For the real guy's guy holdouts the definitive old chestnut has to be, "I can always burn it". Burning is an added plus bonus. Perhaps more stirring echoes from a simpler time. Often I hear this from guys who don't even have a fireplace or stove. Some enthusiasts may have installed one of the newest heating methods around (I kid) - wood burning stoves or fireplaces. They are once more all the rage and hold the promise of independent living free from the grid. If you are one of those pioneers who does have a stove or fireplace I'd like to add my two cents worth to stir up the pot of controversy and all those guy hackles rife for stirring you may have. Call me devil advocate number one. And don't jump to the conclusion that I am taking something away from you. Many do. I'm not. What I offer is improved health. And I want you to think about it from that perspective for a moment.

I grew up in a house with a grand old fireplace - in the mountains north of Montreal. In winter there was nothing grander. It was old style and Norman Rockwell bucolic. Before we knew it, it was, "Let's burn the Christmas tree dad!" time again. (Incidentally people who have never burned a Christmas tree in a fireplace have no concept what a flaringly dumb and dangerous thing this is to do. The stuff goes up like rocket fuel. Think instead "maybe we should have done a small piece first," before you laughingly do this with your kids.)

But I digress. It had a place and a time. We didn't care that every other room got colder than an Eskimo's bum, we'd feed logs on that fire until we all fell over sideways from fatigue. But we live in an advanced world now with many alternatives. And we depend on each other to survive more than we'd like to admit. We owe it to each other to diminish what hurts us all. If the sun delivers a technological knockout to our civilization we honestly have an excuse for returning to heating a home (or cave) with fire.

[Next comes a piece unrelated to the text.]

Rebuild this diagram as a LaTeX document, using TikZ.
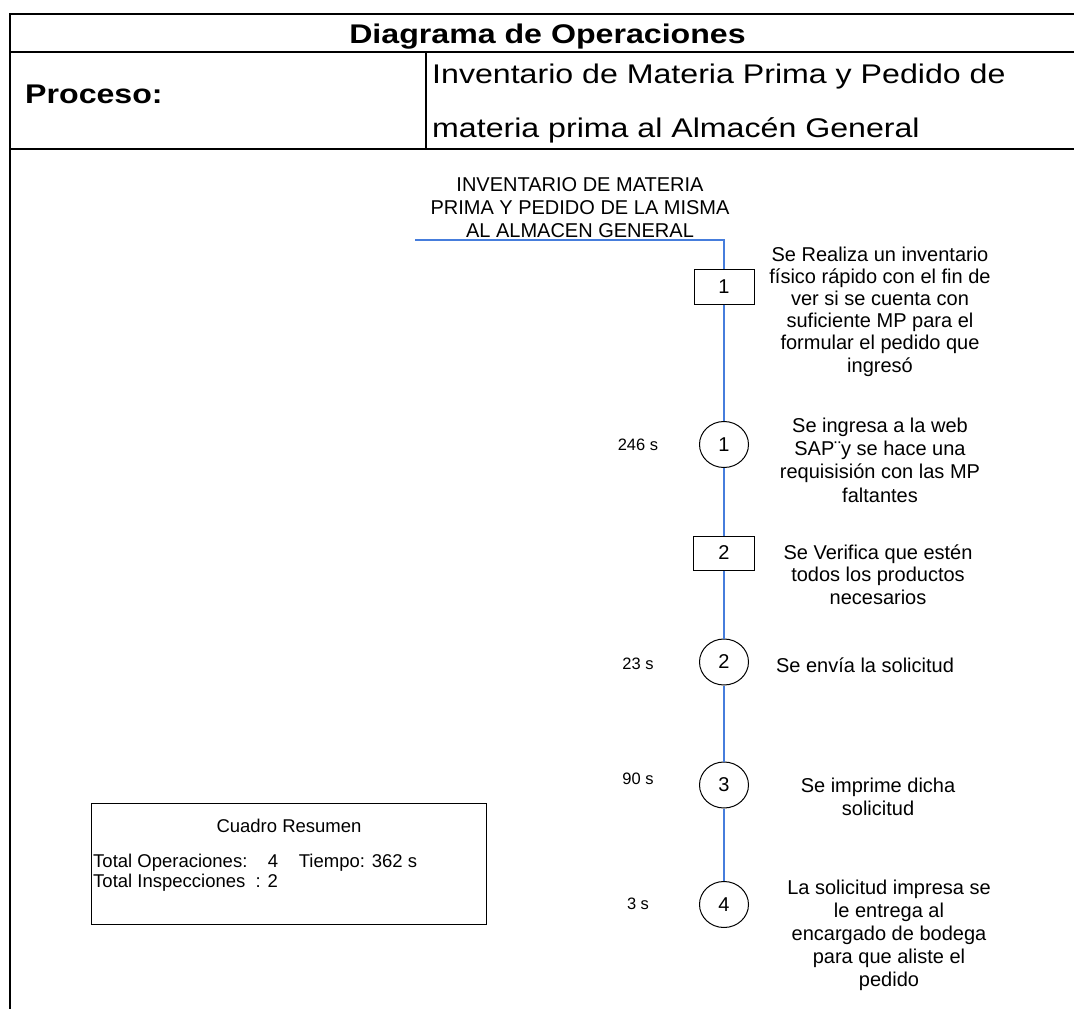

A study in 2007 in Montreal placed the blame of deteriorating air quality largely on the shoulders of household wood burning for heat, a large part. I kid you not. Like bread making machines people buy and for the most part never use - the rustic charms touted of self sufficient wood burning and cost savings from heating by electricity or gas had resulted in massively poor air quality from fine particulate emissions. Drastic measures have already had to be enforced to ban the use of wood burning stoves in populated areas.

Given the serious levels of outdoor pollution wood burning delivers as well as fire hazard and risk of indoor fungi buildup keeping wood for this purpose is not an especially sensible answer to getting rid of it from your home, especially wood that has in some way been chemically treated for household carpentry and renovation use. The proper wood for stoves must be dry seasoned hardwood and not moisture laden pieces as are many of those left sitting about in garages or sheds. Think build up in chimneys. Pine and Cedar - the most common building types cause more sparks. You don't want sparks. And don't burn artificial logs in stoves.

So do the right thing. Get rid of the loose wood you'll never really honestly use. If in the unlikely event you need a piece of wood for a project go and get it. In the mean time live safer, cleaner and without falling, breathing or eye gouging hazards in your home.

If you must buy a wood burning stove cleaner ones which burn pellets and such are available and offer heating opportunities. But we're talking about what's accumulated in your homes now. Will a guy buy a clean burning stove to accommodate the piles of wood sitting around? In a word - no. After all where's the snap, crackle and pop satisfaction of pellets?

Yes of course you can always burn the wood. The question is when and should you?

Sum Quote: "How much wood would a wood chucker chuck if a wood chucker could chuck wood?"